There are interpersonal reasons for having a prenuptial agreement. One partner may wish to make sure that the other is not just marrying for the money.

In the end, a prenuptial agreement is always subject to attack in Court. It is important that both partners have independent lawyers to advise them of their rights before the agreement is signed. Finally, the agreement must have some level of fairness. If the agreement is so one-sided that a Court will deem it “unconscionable,” then the agreement will be unenforceable. All prenuptial agreements should be drafted by experienced matrimonial lawyers, to ensure that the agreement will mean exactly what the partners want it to mean.

I would like to credit the astute observation of Jeena Belil, Esq. in connection with the December 19, 2008 blog that inspired today’s article.

Friday, December 19, 2008

A Community Property Opt Out Agreement May Become an Unwanted Prenuptial Agreement

An article in the December 19, 2008 issue of the New York Post was brought to my attention. It was titled "French flavor in NY divorce." I thought to myself "that can't be right." So I read the Court's decision, and the case has some significance, just not that reported by the New York Post. The Article was about a recent decision from the New York Court of Appeals in the case of Van Kipnis v. Van Kipnis. The case involved a couple that entered into a foreign prenuptial marriage contract designed to opt out of a community property scheme.

For those unfamiliar with the concept, community property is property that is acquired by either partner during the marriage (even if it was originally in the name of only one partner) and that property is subject to the debts of both partners after the marriage. New York State is not a community property state, and one spouse need not worry about subjecting their assets to the other spouse’s creditors through the marriage alone.

The court in the Van Kipnis case determined that the foreign community property opt out agreement called for the separate ownership of assets held in the parties' individual names during the marriage. This is pretty much exactly what the parties needed to protect their assets from each other’s creditors. It is important to note that during the entire marriage, there was no commingling of the separate assets acquired. If the spouses had commingled their separate funds, then under New York law they would lose their separate nature and become marital property subject to equitable distribution. As a result, the husband retained his liquid assets, and the wife kept her assets. There was a great disparity in those numbers. The parties’ jointly held real property was subject to equitable distribution and divided.

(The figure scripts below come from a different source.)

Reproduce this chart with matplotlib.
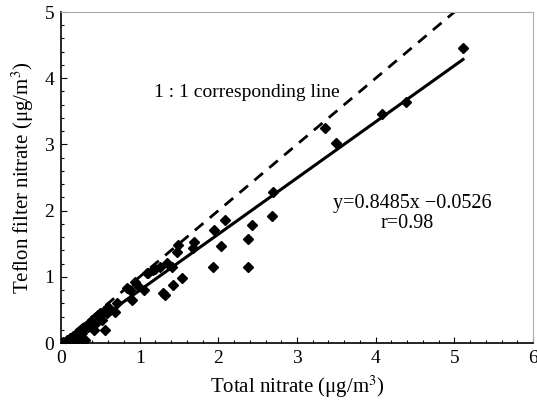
import numpy as np
import matplotlib
matplotlib.use("Agg")
import matplotlib.pyplot as plt
from matplotlib.ticker import MultipleLocator

plt.rcParams["font.family"] = ["Liberation Serif", "DejaVu Serif"]
plt.rcParams["mathtext.fontset"] = "stix"

# total nitrate vs teflon filter nitrate (ug/m3)
total = [0.02, 0.05, 0.08, 0.10, 0.12, 0.15, 0.17, 0.18, 0.20, 0.22, 0.24,
         0.25, 0.27, 0.28, 0.30, 0.32, 0.34, 0.36, 0.38, 0.40, 0.42, 0.44,
         0.45, 0.47, 0.48, 0.50, 0.52, 0.55, 0.56, 0.58, 0.60, 0.62, 0.69,
         0.71, 0.84, 0.88, 0.90, 0.94, 0.97, 1.05, 1.09, 1.11, 1.17, 1.19,
         1.26, 1.30, 1.32, 1.35, 1.41, 1.42, 1.47, 1.49, 1.54, 1.68, 1.69,
         1.93, 1.94, 2.03, 2.08, 2.38, 2.38, 2.43, 2.68, 2.69, 3.35, 3.49,
         4.08, 4.38, 5.11]
teflon = [0.02, 0.00, 0.05, 0.03, 0.08, 0.10, 0.02, 0.12, 0.15, 0.07, 0.00,
          0.18, 0.15, 0.22, 0.05, 0.25, 0.24, 0.30, 0.28, 0.35, 0.20, 0.38,
          0.30, 0.42, 0.40, 0.45, 0.35, 0.48, 0.20, 0.45, 0.55, 0.50, 0.47,
          0.60, 0.83, 0.80, 0.65, 0.92, 0.88, 0.80, 1.06, 1.06, 1.10, 1.12,
          1.15, 0.76, 0.73, 1.21, 1.15, 0.88, 1.37, 1.48, 0.98, 1.43, 1.53,
          1.15, 1.71, 1.47, 1.86, 1.57, 1.15, 1.78, 1.92, 2.28, 3.25, 3.02,
          3.46, 3.64, 4.45]

slope = 0.8485
intercept = -0.0526

fig = plt.figure(figsize=(5.37, 4.07), dpi=100)
ax = fig.add_axes([0.1136, 0.1572, 0.8790, 0.8133])

xfit = np.linspace(0, 5.11, 50)
ax.plot(xfit, slope * xfit + intercept, color="black", lw=2.2, zorder=2)
ax.plot([0, 5.2], [0, 5.2], color="black", lw=2.0, ls=(0, (4, 3)), zorder=2)
ax.plot(total, teflon, ls="none", marker="D", ms=5.2, color="black", zorder=3)

ax.set_xlim(0, 6)
ax.set_ylim(0, 5)
ax.xaxis.set_major_locator(MultipleLocator(1))
ax.yaxis.set_major_locator(MultipleLocator(1))
ax.xaxis.set_minor_locator(MultipleLocator(0.2))
ax.yaxis.set_minor_locator(MultipleLocator(0.2))
ax.tick_params(which="both", direction="in", top=False, right=False,
               labelsize=14, width=0.8, pad=5)
ax.tick_params(which="major", length=4)
ax.tick_params(which="minor", length=2)

for side in ["top", "right"]:
    ax.spines[side].set_color("#aaaaaa")
    ax.spines[side].set_linestyle((0, (1, 1)))
    ax.spines[side].set_linewidth(0.8)
for side in ["left", "bottom"]:
    ax.spines[side].set_linewidth(1.2)

ax.set_xlabel("Total nitrate (μg/m$^3$)", fontsize=15, labelpad=5)
ax.set_ylabel("Teflon filter nitrate (μg/m$^3$)", fontsize=15, labelpad=6)

ax.text(2.36, 3.79, "1 : 1 corresponding line", fontsize=14,
        ha="center", va="center")
ax.text(3.46, 2.11, "y=0.8485x −0.0526", fontsize=14.5, ha="left", va="center")
ax.text(4.40, 1.81, "r=0.98", fontsize=14.5, ha="center", va="center")

fig.savefig("out.png", dpi=100, facecolor="white")
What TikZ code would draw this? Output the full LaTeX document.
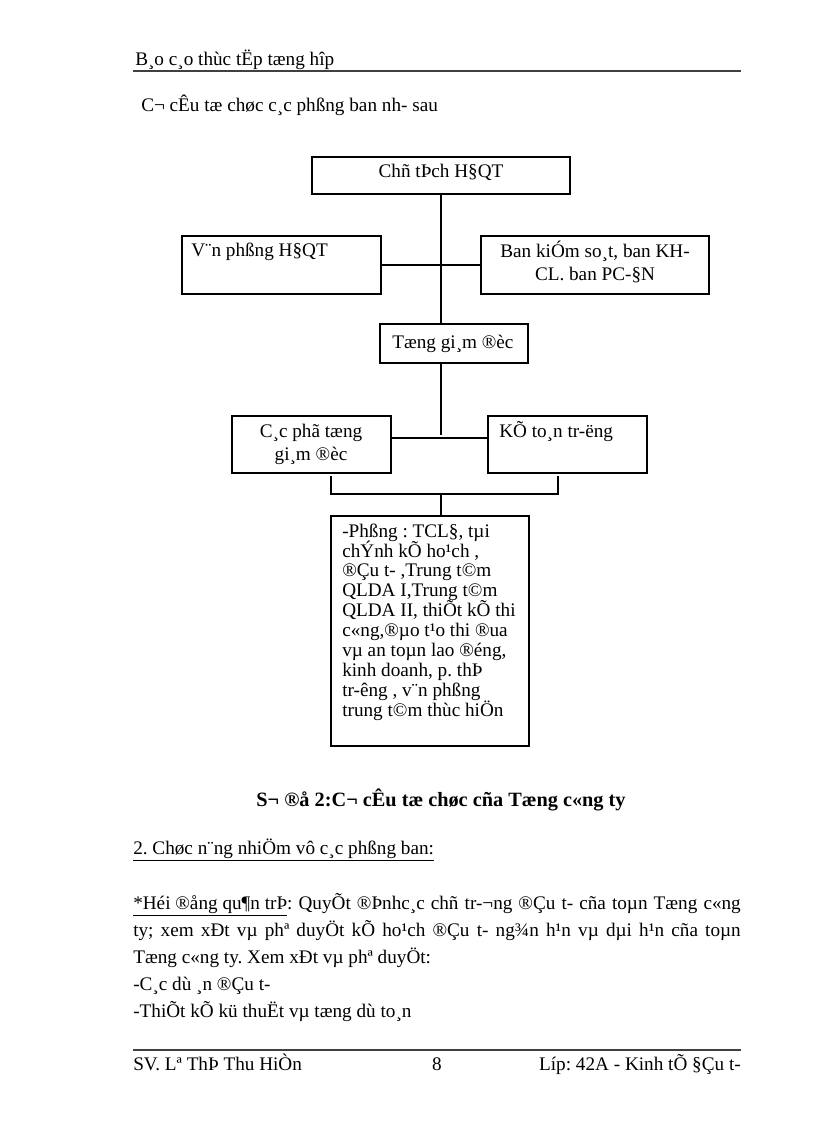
\documentclass[tikz,border=0pt]{standalone}
\usepackage{fontspec}
\setmainfont{Liberation Serif}
\usetikzlibrary{positioning,fit}
\frenchspacing
\newcommand{\fixlines}{\lineskiplimit=-20pt\relax}
\tikzset{
  box/.style={draw, line width=1.4pt, inner sep=0pt},
  txt/.style={font=\fontsize{14}{16.8}\selectfont\fixlines, inner sep=0pt},
  link/.style={line width=0.8pt},
  rule/.style={line width=1pt, color=black!75},
}

\begin{document}
\begin{tikzpicture}[x=0.7292pt, y=-0.7292pt]
  \useasboundingbox (0,0) rectangle (816,1123);

  % running head
  \node[txt, anchor=base west] (head) at (135,66) {B¸o c¸o thùc tËp tæng hîp};
  \draw[rule] (133,71) -- (741,71);
  \node[txt, anchor=base west] (intro) at (141,112) {C¬ cÊu tæ chøc c¸c phßng ban nh- sau};

  % chart boxes
  \node[box, fit={(312,157) (570,194)}] (chair) {};
  \node[txt, anchor=base] (chairT) at (441,178) {Chñ tÞch H§QT};
  \node[box, fit={(182,236) (381,294)}] (office) {};
  \node[txt, anchor=base west] (officeT) at (191,257) {V¨n phßng H§QT};
  \node[box, fit={(481,236) (709,294)}] (control) {};
  \node[txt, anchor=north, align=center] (controlT) at (595,241)
        {\strut Ban kiÓm so¸t, ban KH-\\CL. ban PC-§N};
  \node[box, fit={(380,324) (528,363)}] (ceo) {};
  \node[txt, anchor=base west] (ceoT) at (392,348) {Tæng gi¸m ®èc};
  \node[box, fit={(232,416) (391,473)}] (deputy) {};
  \node[txt, anchor=north, align=center] (deputyT) at (311,421)
        {\strut C¸c phã tæng\\gi¸m ®èc};
  \node[box, fit={(488,416) (647,473)}] (acct) {};
  \node[txt, anchor=base west] (acctT) at (499,437) {KÕ to¸n tr-ëng};
  \node[box, fit={(331,516) (529,746)}] (depts) {};
  \node[txt, font=\fontsize{14}{14.5}\selectfont\fixlines, anchor=north west, align=left] (deptsT) at (342,523)
        {\strut -Phßng : TCL§, tµi\\chÝnh kÕ ho¹ch ,\\®Çu t- ,Trung t©m\\QLDA I,Trung t©m\\QLDA II, thiÕt kÕ thi\\c«ng,®µo t¹o thi ®ua\\vµ an toµn lao ®éng,\\kinh doanh, p. thÞ\\tr-êng , v¨n phßng\\trung t©m thùc hiÖn};

  % connectors
  \coordinate (mid1) at (441,265);
  \coordinate (mid2) at (441,438);
  \coordinate (brL) at (331,476);
  \coordinate (brB) at (441,494);
  \coordinate (brR) at (558,476);
  \draw[link] (chair.south) -- (chair.south |- ceo.north);
  \draw[link] (office.east |- mid1) -- (control.west |- mid1);
  \draw[link] (mid2 |- ceo.south) -- ([yshift=2pt]mid2);
  \draw[link] (deputy.east |- mid2) -- (acct.west |- mid2);
  \draw[link] (brL) |- (brB) -| (brR);
  \draw[link] (brB) -- (brB |- depts.north);

  % caption and text
  \node[txt, font=\fontsize{14.8}{17}\selectfont\bfseries, anchor=base] (cap) at (441,806) {S¬ ®å 2:C¬ cÊu tæ chøc cña Tæng c«ng ty};
  \node[txt, anchor=base west] (sec) at (133,854) {\underline{2. Chøc n¨ng nhiÖm vô c¸c phßng ban:}};
  \node[txt, font=\fontsize{14}{19.8}\selectfont\fixlines, anchor=north west, text width=443pt, align=justify] (para) at (133,890)
        {\strut\underline{*Héi ®ång qu¶n trÞ}: QuyÕt ®Þnhc¸c chñ tr-¬ng ®Çu t- cña toµn Tæng c«ng\linebreak
         ty; xem xÐt vµ phª duyÖt kÕ ho¹ch ®Çu t- ng¾n h¹n vµ dµi h¹n cña toµn\linebreak
         Tæng c«ng ty. Xem xÐt vµ phª duyÖt:\\
         -C¸c dù ¸n ®Çu t-\\
         -ThiÕt kÕ kü thuËt vµ tæng dù to¸n};

  % running foot
  \draw[rule] (133,1050) -- (741,1050);
  \node[txt, anchor=base west] (who) at (133,1070) {SV. Lª ThÞ Thu HiÒn};
  \node[txt, anchor=base] (page) at (437,1070) {8};
  \node[txt, anchor=base east] (cls) at (741,1070) {Líp: 42A - Kinh tÕ §Çu t-};
\end{tikzpicture}
\end{document}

The New York State Domestic Relations Law sets forth two basic kinds of prenuptial agreements. First, there is the waiver or opt out of the normal statutory equitable distribution rules. The second type allows the future spouse to decide that assets that would normally be marital, be designated as separate property. Such property would retain its separate characteristics upon the dissolution of the marriage. The agreement in the Van Kipnis case was found to be one of the latter.

The significance of the Van Kipnis case is that parties who enter into a community property opt out agreement may very well (and unwittingly) be setting themselves up for a less than equitable divorce. If one spouse wants the benefit of insulating his or her assets from the other spouse’s debts in a community property situation, they need the agreement. But, if they subsequently move to New York State, then they may likely lose the right of equitable distribution of those assets.

This is especially unjust in New York State because, as I stated earlier in the weblog, there is no need for such a community property opt out in New York. New York does not allow a creditor to access a debtor’s spouse’s assets just because of the marriage alone. The New York State marital property is protected in that regard, and is still subject to equitable distribution upon dissolution of the marriage.

If you move here from France, Spain or Germany after a marriage, you may want to revoke or at least modify your opt out agreement.